What to work on: Make an exact copy of the listing below.

Source data:
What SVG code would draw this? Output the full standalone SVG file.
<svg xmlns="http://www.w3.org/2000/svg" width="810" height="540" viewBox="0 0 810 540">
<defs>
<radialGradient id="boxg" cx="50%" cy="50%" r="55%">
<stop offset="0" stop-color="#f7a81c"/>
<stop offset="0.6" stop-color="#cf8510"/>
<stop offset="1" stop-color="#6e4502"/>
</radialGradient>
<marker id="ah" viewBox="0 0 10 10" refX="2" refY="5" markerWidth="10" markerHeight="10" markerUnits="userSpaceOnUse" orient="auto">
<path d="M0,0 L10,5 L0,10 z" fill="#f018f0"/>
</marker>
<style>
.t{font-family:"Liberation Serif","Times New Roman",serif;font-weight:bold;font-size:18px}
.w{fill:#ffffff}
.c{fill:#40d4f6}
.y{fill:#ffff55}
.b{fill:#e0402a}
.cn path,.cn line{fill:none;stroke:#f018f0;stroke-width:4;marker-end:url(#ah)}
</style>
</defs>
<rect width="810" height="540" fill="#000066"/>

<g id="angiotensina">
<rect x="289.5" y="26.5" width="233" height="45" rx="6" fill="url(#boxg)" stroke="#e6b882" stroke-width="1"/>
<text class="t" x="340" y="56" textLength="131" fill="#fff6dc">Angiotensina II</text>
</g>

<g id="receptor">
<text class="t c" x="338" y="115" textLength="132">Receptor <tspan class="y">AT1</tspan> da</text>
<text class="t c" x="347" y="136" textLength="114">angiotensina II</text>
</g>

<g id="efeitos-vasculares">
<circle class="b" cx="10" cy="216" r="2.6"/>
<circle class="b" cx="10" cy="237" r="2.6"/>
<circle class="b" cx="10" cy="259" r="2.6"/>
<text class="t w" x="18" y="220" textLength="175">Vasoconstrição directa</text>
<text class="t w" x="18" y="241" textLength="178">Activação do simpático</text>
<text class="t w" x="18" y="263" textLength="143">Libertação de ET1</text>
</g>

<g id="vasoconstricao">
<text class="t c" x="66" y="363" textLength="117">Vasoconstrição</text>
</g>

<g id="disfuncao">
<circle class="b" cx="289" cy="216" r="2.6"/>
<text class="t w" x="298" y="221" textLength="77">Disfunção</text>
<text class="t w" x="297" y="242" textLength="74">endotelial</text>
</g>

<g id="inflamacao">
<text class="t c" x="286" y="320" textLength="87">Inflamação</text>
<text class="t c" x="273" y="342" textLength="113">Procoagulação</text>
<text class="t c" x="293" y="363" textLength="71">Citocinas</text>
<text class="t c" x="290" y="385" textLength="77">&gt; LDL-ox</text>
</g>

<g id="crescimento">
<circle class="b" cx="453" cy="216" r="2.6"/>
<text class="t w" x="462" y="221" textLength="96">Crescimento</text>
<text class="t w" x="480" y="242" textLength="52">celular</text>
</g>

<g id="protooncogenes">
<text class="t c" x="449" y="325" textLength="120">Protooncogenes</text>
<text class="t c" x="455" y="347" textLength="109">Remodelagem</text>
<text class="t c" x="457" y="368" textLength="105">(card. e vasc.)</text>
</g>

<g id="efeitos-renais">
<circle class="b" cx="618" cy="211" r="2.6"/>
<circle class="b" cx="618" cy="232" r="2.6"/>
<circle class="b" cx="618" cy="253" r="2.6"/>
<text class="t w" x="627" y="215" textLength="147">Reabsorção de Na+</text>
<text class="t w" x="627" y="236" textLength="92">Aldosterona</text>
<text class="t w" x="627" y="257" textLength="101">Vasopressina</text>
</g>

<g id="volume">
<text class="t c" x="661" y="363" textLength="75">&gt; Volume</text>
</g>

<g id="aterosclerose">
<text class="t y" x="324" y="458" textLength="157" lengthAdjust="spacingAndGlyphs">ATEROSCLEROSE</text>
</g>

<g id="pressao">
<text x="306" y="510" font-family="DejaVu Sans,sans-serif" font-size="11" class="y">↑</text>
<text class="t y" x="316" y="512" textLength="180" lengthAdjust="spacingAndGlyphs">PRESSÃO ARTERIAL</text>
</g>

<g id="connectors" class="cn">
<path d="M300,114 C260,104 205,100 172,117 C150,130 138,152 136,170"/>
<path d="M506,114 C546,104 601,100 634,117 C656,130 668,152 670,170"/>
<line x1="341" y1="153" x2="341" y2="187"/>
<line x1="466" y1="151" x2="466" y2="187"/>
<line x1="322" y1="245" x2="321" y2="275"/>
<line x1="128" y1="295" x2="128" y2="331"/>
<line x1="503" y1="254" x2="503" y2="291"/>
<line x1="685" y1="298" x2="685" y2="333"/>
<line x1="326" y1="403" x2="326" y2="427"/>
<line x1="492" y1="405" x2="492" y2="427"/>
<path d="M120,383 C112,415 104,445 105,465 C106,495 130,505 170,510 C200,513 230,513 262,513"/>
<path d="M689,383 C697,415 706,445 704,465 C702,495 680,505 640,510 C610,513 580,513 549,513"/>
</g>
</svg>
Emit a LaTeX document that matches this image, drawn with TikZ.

Response to this exercise:
What SVG code would draw this? Output the full standalone SVG file.
<svg xmlns="http://www.w3.org/2000/svg" width="810" height="540" viewBox="0 0 810 540">
<defs>
<radialGradient id="boxg" cx="50%" cy="50%" r="55%">
<stop offset="0" stop-color="#f7a81c"/>
<stop offset="0.6" stop-color="#cf8510"/>
<stop offset="1" stop-color="#6e4502"/>
</radialGradient>
<marker id="ah" viewBox="0 0 10 10" refX="2" refY="5" markerWidth="10" markerHeight="10" markerUnits="userSpaceOnUse" orient="auto">
<path d="M0,0 L10,5 L0,10 z" fill="#f018f0"/>
</marker>
<style>
.t{font-family:"Liberation Serif","Times New Roman",serif;font-weight:bold;font-size:18px}
.w{fill:#ffffff}
.c{fill:#40d4f6}
.y{fill:#ffff55}
.b{fill:#e0402a}
.cn path,.cn line{fill:none;stroke:#f018f0;stroke-width:4;marker-end:url(#ah)}
</style>
</defs>
<rect width="810" height="540" fill="#000066"/>

<g id="angiotensina">
<rect x="289.5" y="26.5" width="233" height="45" rx="6" fill="url(#boxg)" stroke="#e6b882" stroke-width="1"/>
<text class="t" x="340" y="56" textLength="131" fill="#fff6dc">Angiotensina II</text>
</g>

<g id="receptor">
<text class="t c" x="338" y="115" textLength="132">Receptor <tspan class="y">AT1</tspan> da</text>
<text class="t c" x="347" y="136" textLength="114">angiotensina II</text>
</g>

<g id="efeitos-vasculares">
<circle class="b" cx="10" cy="216" r="2.6"/>
<circle class="b" cx="10" cy="237" r="2.6"/>
<circle class="b" cx="10" cy="259" r="2.6"/>
<text class="t w" x="18" y="220" textLength="175">Vasoconstrição directa</text>
<text class="t w" x="18" y="241" textLength="178">Activação do simpático</text>
<text class="t w" x="18" y="263" textLength="143">Libertação de ET1</text>
</g>

<g id="vasoconstricao">
<text class="t c" x="66" y="363" textLength="117">Vasoconstrição</text>
</g>

<g id="disfuncao">
<circle class="b" cx="289" cy="216" r="2.6"/>
<text class="t w" x="298" y="221" textLength="77">Disfunção</text>
<text class="t w" x="297" y="242" textLength="74">endotelial</text>
</g>

<g id="inflamacao">
<text class="t c" x="286" y="320" textLength="87">Inflamação</text>
<text class="t c" x="273" y="342" textLength="113">Procoagulação</text>
<text class="t c" x="293" y="363" textLength="71">Citocinas</text>
<text class="t c" x="290" y="385" textLength="77">&gt; LDL-ox</text>
</g>

<g id="crescimento">
<circle class="b" cx="453" cy="216" r="2.6"/>
<text class="t w" x="462" y="221" textLength="96">Crescimento</text>
<text class="t w" x="480" y="242" textLength="52">celular</text>
</g>

<g id="protooncogenes">
<text class="t c" x="449" y="325" textLength="120">Protooncogenes</text>
<text class="t c" x="455" y="347" textLength="109">Remodelagem</text>
<text class="t c" x="457" y="368" textLength="105">(card. e vasc.)</text>
</g>

<g id="efeitos-renais">
<circle class="b" cx="618" cy="211" r="2.6"/>
<circle class="b" cx="618" cy="232" r="2.6"/>
<circle class="b" cx="618" cy="253" r="2.6"/>
<text class="t w" x="627" y="215" textLength="147">Reabsorção de Na+</text>
<text class="t w" x="627" y="236" textLength="92">Aldosterona</text>
<text class="t w" x="627" y="257" textLength="101">Vasopressina</text>
</g>

<g id="volume">
<text class="t c" x="661" y="363" textLength="75">&gt; Volume</text>
</g>

<g id="aterosclerose">
<text class="t y" x="324" y="458" textLength="157" lengthAdjust="spacingAndGlyphs">ATEROSCLEROSE</text>
</g>

<g id="pressao">
<text x="306" y="510" font-family="DejaVu Sans,sans-serif" font-size="11" class="y">↑</text>
<text class="t y" x="316" y="512" textLength="180" lengthAdjust="spacingAndGlyphs">PRESSÃO ARTERIAL</text>
</g>

<g id="connectors" class="cn">
<path d="M300,114 C260,104 205,100 172,117 C150,130 138,152 136,170"/>
<path d="M506,114 C546,104 601,100 634,117 C656,130 668,152 670,170"/>
<line x1="341" y1="153" x2="341" y2="187"/>
<line x1="466" y1="151" x2="466" y2="187"/>
<line x1="322" y1="245" x2="321" y2="275"/>
<line x1="128" y1="295" x2="128" y2="331"/>
<line x1="503" y1="254" x2="503" y2="291"/>
<line x1="685" y1="298" x2="685" y2="333"/>
<line x1="326" y1="403" x2="326" y2="427"/>
<line x1="492" y1="405" x2="492" y2="427"/>
<path d="M120,383 C112,415 104,445 105,465 C106,495 130,505 170,510 C200,513 230,513 262,513"/>
<path d="M689,383 C697,415 706,445 704,465 C702,495 680,505 640,510 C610,513 580,513 549,513"/>
</g>
</svg>
Emit a LaTeX document that matches this image, drawn with TikZ.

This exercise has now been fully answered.